Recent ensembles she has worked with include Ensemble Offspring, Trio Immersio, and JACK Quartet, and her work has been broadcast in Radiophrenia and shown at the Annecy film festival. Isabella has also created installations for festivals curated by Backstage Music and The Music Box Project.

Photograph: Chloe Wells.

Oscar Lush is a Naarm-based artist, composer, and multi-instrumentalist whose intersectional practice explores the links between sound, memory, and the body. Through compositional sound collage his work blends acoustic instrumentation with archival audio and field recordings, utilising electroacoustic techniques to move between tonal and concrète musical languages. Most recently he has been experimenting with the intersection of graphic, real-time scoring, sculpture, and improvisation, developing interactive systems for notation which have the potential to positively affect the way performers embody sound. He completed a B.MUS in Interactive Composition at the Victorian College of the Arts in 2024. Prior to his studies he spent a decade practicing as a singer-songwriter, releasing multiple solo albums, and touring extensively. In the last few years he has composed for film, theatre, and installation, and in 2024 his collaboration with art collective Entangled - What Lives Beneath - was a finalist in the North Sydney Art Prize.

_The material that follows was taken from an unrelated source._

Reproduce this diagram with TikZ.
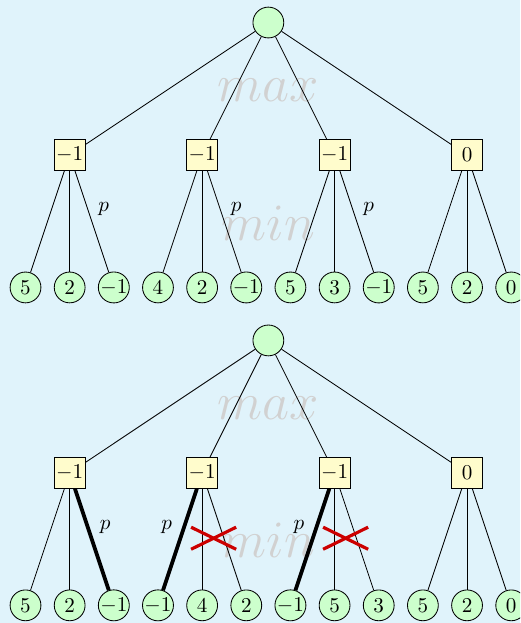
\documentclass[tikz,border=0pt]{standalone}
\usepackage{amsmath}
\usepackage{tikz}
\definecolor{slidebg}{RGB}{224,243,251}
\definecolor{prunered}{RGB}{204,0,0}
\tikzset{
  maxnode/.style={circle, draw, fill=green!20, minimum size=14.6pt, inner sep=0pt},
  minnode/.style={rectangle, draw, fill=yellow!20, minimum size=14.6pt, inner sep=0pt},
  leafnode/.style={circle, draw, fill=green!20, minimum size=14.6pt, inner sep=0pt},
  bestmove/.style={line width=1.8pt},
  prunemark/.style={draw=prunered, line width=1.5pt},
  levelname/.style={text=black!18, font=\Huge, anchor=base}}

\begin{document}
\begin{tikzpicture}[x=0.735cm, y=0.735cm]
\useasboundingbox (-0.578,0.51) rectangle (11.2,-13.6);
\clip (-0.578,0.51) rectangle (11.2,-13.6);
\fill [slidebg] (-0.578,0.51) rectangle (11.2,-13.6);
% level names
\node [levelname] (tmax) at (5.5,-1.78) {$max$};
\node [levelname] (tmin) at (5.5,-4.93) {$min$};
\node [levelname] (bmax) at (5.5,-8.99) {$max$};
\node [levelname] (bmin) at (5.5,-12.12) {$min$};
% upper tree
\node [maxnode] (r) at (5.5,0) {};
\node [minnode] (m1) at (1,-3) {$-1$};
\node [minnode] (m2) at (4,-3) {$-1$};
\node [minnode] (m3) at (7,-3) {$-1$};
\node [minnode] (m4) at (10,-3) {$0$};
\node [leafnode] (l1) at (0,-6) {$5$};
\node [leafnode] (l2) at (1,-6) {$2$};
\node [leafnode] (l3) at (2,-6) {$-1$};
\node [leafnode] (l4) at (3,-6) {$4$};
\node [leafnode] (l5) at (4,-6) {$2$};
\node [leafnode] (l6) at (5,-6) {$-1$};
\node [leafnode] (l7) at (6,-6) {$5$};
\node [leafnode] (l8) at (7,-6) {$3$};
\node [leafnode] (l9) at (8,-6) {$-1$};
\node [leafnode] (l10) at (9,-6) {$5$};
\node [leafnode] (l11) at (10,-6) {$2$};
\node [leafnode] (l12) at (11,-6) {$0$};
\draw (r) -- (m1);
\draw (r) -- (m2);
\draw (r) -- (m3);
\draw (r) -- (m4);
\draw (m1) -- (l1);
\draw (m1) -- (l2);
\draw (m1) to node[pos=.38, right=1.5pt]{$p$} (l3);
\draw (m2) -- (l4);
\draw (m2) -- (l5);
\draw (m2) to node[pos=.38, right=1.5pt]{$p$} (l6);
\draw (m3) -- (l7);
\draw (m3) -- (l8);
\draw (m3) to node[pos=.38, right=1.5pt]{$p$} (l9);
\draw (m4) -- (l10);
\draw (m4) -- (l11);
\draw (m4) -- (l12);
% lower tree
\node [maxnode] (br) at (5.5,-7.2) {};
\node [minnode] (bm1) at (1,-10.2) {$-1$};
\node [minnode] (bm2) at (4,-10.2) {$-1$};
\node [minnode] (bm3) at (7,-10.2) {$-1$};
\node [minnode] (bm4) at (10,-10.2) {$0$};
\node [leafnode] (bl1) at (0,-13.2) {$5$};
\node [leafnode] (bl2) at (1,-13.2) {$2$};
\node [leafnode] (bl3) at (2,-13.2) {$-1$};
\node [leafnode] (bl4) at (3,-13.2) {$-1$};
\node [leafnode] (bl5) at (4,-13.2) {$4$};
\node [leafnode] (bl6) at (5,-13.2) {$2$};
\node [leafnode] (bl7) at (6,-13.2) {$-1$};
\node [leafnode] (bl8) at (7,-13.2) {$5$};
\node [leafnode] (bl9) at (8,-13.2) {$3$};
\node [leafnode] (bl10) at (9,-13.2) {$5$};
\node [leafnode] (bl11) at (10,-13.2) {$2$};
\node [leafnode] (bl12) at (11,-13.2) {$0$};
\draw (br) -- (bm1);
\draw (br) -- (bm2);
\draw (br) -- (bm3);
\draw (br) -- (bm4);
\draw (bm1) -- (bl1);
\draw (bm1) -- (bl2);
\draw [bestmove] (bm1) to node[pos=.38, right=1.5pt]{$p$} (bl3);
\draw [bestmove] (bm2) to node[pos=.38, left=1.5pt]{$p$} (bl4);
\draw (bm2) -- (bl5);
\draw (bm2) -- (bl6);
\draw [bestmove] (bm3) to node[pos=.38, left=1.5pt]{$p$} (bl7);
\draw (bm3) -- (bl8);
\draw (bm3) -- (bl9);
\draw (bm4) -- (bl10);
\draw (bm4) -- (bl11);
\draw (bm4) -- (bl12);
% pruned branches
\draw [prunemark] (3.75,-11.93) -- (4.77,-11.43);
\draw [prunemark] (3.75,-11.43) -- (4.77,-11.93);
\draw [prunemark] (6.74,-11.93) -- (7.76,-11.43);
\draw [prunemark] (6.74,-11.43) -- (7.76,-11.93);
\end{tikzpicture}
\end{document}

Photograph: Georgia Spain.

Vicki Hallett is a musician, composer, and sound artist known for her diverse projects. She has collaborated with Cornell University’s Elephant Listening Project and has showcased her work through installations and performances at notable venues such as ISEA24, Caboolture Gallery, McClelland Gallery, Parliament House in Melbourne, and the Royal Society of Victoria. One of her significant projects involved recording stories from the Wadawurrung people and incorporating environmental sounds into the installation titled "Journey on Wadawurrung Country." Vicki has received commissions from the National Wool Museum and is a recent contributor to Oxford University Press. She performs in unique environments across various regions, including Africa, Australia, and the Amazon, and was awarded a Highly Commended in the 2023 Sound of the Year Award.